A
ux « temps longtemps », le monde invisible, terre mythique abritant le petit peuple, protégeait les hommes des noires visées du Mal incarné. Il est dit que tous les cent ans, un nourrisson est ravi par les fées et remplacé par un enfant aux pouvoirs magiques, un Changeling, pour combattre le Malin. Une poignée de gardiens veillent sur son sort, le protègent, l’éduquent, le préparant à remplir sa mission. À la fin du tome précédent, Scrubby faisait enfin la connaissance de son alter ego, ce fils d’humain élevé par les sylphes : avec son aide et celle de ses compagnons, Sheela, No More, Rob et Knocker, il s’apprête à l’affrontement final contre le Seigneur du Chaos.
Après un premier volume poétique, empli des mystères du pays elfique, un second plus politique, centré sur un Londres industrieux exploitant ses enfants, la série prenait un tour horrifique avec son meurtrier insaisissable et sanguinaire. Le dernier tome en date était empreint de fantastique, de rituels démoniaques perpétrés dans les sous-sols de lugubres maisons victoriennes. De cet opus final, c’est une dimension résolument épique qui se dégage, un univers de légendes, de fantasy, entre magie immémoriale et secrètes prophéties, l’éternel recommencement de la lutte entre le Bien et le Mal. L’occasion de retrouver toute la verve de Pierre Dubois, jamais aussi éloquent que lorsqu’il évoque les royaumes de Féérie, la grâce irrévélée des multiples créatures fabuleuses peuplant ce monde subreptice.
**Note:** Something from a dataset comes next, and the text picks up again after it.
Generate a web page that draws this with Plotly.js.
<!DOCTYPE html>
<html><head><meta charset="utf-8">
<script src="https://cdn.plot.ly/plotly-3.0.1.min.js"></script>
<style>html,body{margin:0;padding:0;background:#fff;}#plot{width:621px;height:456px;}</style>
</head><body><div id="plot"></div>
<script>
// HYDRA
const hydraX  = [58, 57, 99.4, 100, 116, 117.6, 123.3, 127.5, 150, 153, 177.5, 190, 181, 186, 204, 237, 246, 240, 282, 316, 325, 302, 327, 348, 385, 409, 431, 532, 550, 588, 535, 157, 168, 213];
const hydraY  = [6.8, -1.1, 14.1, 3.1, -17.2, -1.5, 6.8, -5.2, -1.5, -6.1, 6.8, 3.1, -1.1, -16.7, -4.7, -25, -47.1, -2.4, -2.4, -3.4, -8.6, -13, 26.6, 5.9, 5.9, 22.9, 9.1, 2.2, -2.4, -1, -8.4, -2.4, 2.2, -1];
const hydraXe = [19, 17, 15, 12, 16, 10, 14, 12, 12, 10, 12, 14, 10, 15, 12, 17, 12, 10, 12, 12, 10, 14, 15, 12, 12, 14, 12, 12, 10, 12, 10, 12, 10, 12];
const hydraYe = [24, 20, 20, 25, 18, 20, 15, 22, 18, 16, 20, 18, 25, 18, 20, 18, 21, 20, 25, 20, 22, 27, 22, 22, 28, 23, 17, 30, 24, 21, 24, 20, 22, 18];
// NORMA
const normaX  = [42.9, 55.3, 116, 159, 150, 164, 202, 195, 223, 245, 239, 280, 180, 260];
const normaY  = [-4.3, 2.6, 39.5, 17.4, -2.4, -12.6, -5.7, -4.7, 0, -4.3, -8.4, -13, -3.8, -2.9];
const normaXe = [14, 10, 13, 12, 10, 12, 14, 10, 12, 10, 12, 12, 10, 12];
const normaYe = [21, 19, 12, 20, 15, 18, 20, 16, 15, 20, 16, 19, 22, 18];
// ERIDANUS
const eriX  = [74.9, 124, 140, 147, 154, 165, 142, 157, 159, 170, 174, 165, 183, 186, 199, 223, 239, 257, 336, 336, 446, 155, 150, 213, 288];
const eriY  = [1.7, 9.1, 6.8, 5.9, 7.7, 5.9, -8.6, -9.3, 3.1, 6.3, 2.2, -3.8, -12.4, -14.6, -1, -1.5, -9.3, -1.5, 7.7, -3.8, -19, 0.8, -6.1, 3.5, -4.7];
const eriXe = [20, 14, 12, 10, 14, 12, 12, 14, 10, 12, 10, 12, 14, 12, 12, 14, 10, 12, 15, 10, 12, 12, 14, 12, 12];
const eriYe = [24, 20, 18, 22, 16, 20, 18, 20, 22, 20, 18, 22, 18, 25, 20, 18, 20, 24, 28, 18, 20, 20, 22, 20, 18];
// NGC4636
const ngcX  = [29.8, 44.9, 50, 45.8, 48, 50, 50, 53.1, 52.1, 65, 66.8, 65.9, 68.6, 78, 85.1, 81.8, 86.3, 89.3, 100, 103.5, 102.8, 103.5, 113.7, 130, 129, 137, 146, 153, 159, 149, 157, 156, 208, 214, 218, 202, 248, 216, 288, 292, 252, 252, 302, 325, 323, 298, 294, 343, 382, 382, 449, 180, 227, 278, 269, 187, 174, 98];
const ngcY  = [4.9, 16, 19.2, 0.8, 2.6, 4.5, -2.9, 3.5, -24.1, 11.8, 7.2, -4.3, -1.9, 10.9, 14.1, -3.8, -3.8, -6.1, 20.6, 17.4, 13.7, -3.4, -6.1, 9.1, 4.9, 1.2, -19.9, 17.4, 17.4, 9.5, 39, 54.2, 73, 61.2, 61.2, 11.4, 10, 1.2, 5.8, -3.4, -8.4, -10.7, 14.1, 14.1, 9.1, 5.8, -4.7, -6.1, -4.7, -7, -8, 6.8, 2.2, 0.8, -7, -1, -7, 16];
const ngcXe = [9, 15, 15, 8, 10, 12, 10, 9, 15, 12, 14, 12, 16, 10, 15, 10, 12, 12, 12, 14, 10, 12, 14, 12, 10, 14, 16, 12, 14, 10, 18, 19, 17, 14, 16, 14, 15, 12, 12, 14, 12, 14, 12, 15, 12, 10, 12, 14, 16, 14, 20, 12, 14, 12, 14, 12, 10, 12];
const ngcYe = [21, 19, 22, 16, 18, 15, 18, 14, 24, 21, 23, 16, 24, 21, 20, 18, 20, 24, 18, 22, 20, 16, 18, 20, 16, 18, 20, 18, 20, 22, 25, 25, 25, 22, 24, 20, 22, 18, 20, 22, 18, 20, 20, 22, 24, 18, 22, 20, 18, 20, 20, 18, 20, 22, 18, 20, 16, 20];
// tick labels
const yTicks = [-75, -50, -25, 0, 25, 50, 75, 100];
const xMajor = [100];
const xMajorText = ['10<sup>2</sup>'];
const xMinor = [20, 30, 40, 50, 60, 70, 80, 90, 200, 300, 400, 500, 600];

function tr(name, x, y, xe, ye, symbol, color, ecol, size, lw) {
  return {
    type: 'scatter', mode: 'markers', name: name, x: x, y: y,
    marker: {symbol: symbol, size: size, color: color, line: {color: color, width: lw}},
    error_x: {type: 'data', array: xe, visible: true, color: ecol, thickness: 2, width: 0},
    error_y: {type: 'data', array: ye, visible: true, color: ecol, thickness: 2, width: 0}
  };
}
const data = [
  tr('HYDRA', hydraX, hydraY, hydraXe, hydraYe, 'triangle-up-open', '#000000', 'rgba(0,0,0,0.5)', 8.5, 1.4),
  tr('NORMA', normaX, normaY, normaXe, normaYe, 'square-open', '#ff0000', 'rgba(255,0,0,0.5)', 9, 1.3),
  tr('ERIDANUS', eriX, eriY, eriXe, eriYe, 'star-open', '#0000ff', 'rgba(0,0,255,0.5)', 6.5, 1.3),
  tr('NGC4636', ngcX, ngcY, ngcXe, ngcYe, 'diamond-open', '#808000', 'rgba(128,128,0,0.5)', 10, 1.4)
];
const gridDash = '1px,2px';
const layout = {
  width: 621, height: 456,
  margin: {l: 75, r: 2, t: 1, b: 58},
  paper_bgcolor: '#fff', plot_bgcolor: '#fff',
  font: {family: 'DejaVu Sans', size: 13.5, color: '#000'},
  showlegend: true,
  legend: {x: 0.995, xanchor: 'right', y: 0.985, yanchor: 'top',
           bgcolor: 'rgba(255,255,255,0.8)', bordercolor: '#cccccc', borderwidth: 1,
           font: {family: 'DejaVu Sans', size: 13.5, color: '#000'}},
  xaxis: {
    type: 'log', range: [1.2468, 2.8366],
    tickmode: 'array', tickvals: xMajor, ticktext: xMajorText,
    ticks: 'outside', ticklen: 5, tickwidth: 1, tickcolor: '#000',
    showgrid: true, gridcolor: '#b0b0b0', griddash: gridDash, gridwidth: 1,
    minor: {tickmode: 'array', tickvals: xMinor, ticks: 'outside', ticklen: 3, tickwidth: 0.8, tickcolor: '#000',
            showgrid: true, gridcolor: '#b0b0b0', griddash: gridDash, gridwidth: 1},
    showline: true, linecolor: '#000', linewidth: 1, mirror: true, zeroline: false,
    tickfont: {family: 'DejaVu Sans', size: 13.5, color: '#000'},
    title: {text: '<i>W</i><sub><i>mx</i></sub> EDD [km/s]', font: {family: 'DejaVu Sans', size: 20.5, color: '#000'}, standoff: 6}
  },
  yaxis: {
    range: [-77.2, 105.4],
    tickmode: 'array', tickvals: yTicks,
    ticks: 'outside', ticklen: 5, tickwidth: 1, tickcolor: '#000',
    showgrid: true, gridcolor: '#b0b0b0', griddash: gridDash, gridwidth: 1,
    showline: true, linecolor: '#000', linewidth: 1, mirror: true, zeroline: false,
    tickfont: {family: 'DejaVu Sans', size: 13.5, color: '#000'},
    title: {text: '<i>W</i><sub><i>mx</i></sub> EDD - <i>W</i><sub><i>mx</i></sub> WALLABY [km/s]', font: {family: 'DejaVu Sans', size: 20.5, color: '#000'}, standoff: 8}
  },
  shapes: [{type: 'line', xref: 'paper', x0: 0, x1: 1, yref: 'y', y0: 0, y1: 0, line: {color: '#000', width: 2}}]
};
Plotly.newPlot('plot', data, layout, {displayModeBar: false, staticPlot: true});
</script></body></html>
Dans l’exact prolongement des albums précédents, La nuit Asraï laisse savourer le graphisme si reconnaissable de Xavier Fourquemin, ce numéro d’équilibriste entre réalisme et caricature, fantastique et comique, achevant de donner son caractère original à cette aventure. Aussi à l’aise pour décrire les bas-fonds londoniens que les sous-bois campagnards, son dessin se fait fin et précis dans l’élaboration des décors, mais charge ses portraits de satire, brocardant ses personnages de façon parodique bien que chaleureuse et bienveillante. La mise en couleurs inspirée de Scarlett Smulkowski accompagne idéalement le trait de l’artiste, déployant une belle panoplie de bleus profonds et de verts aquatiques, particulièrement subtils et intenses, ainsi qu’une riche palette de carmins flamboyants - créatures diaboliques obligent -, avec une remarquable constance embrassant les cinq volumes de La Légende du Changeling.
Épreuve finale de ce long récit d’apprentissage, le combat contre le maitre du chaos conclut de manière obligée cette fort jolie série. Par-delà ses héros attachants, le lecteur en retiendra une intrigue prenante, dense - exception faite de cet album conclusif un peu plus léger à cet égard - et adroitement dévoilée : l’intrication de la trame principale et des menées secondaires est en tout point maitrisée. Vision métaphorique de l’antagonisme entre civilisation industrielle et tradition ancestrale, allégorie d’un monde moderne incapable de percevoir la poésie de la gent féérique, voire simple évocation de l’adulte oublieux de ses émerveillements d’enfant, les thèmes privilégiés de Pierre Dubois se lisent en filigrane dans cette quête initiatique riche de sens. Une œuvre qui a toute sa place dans la bibliothèque de l’amateur de fantastique.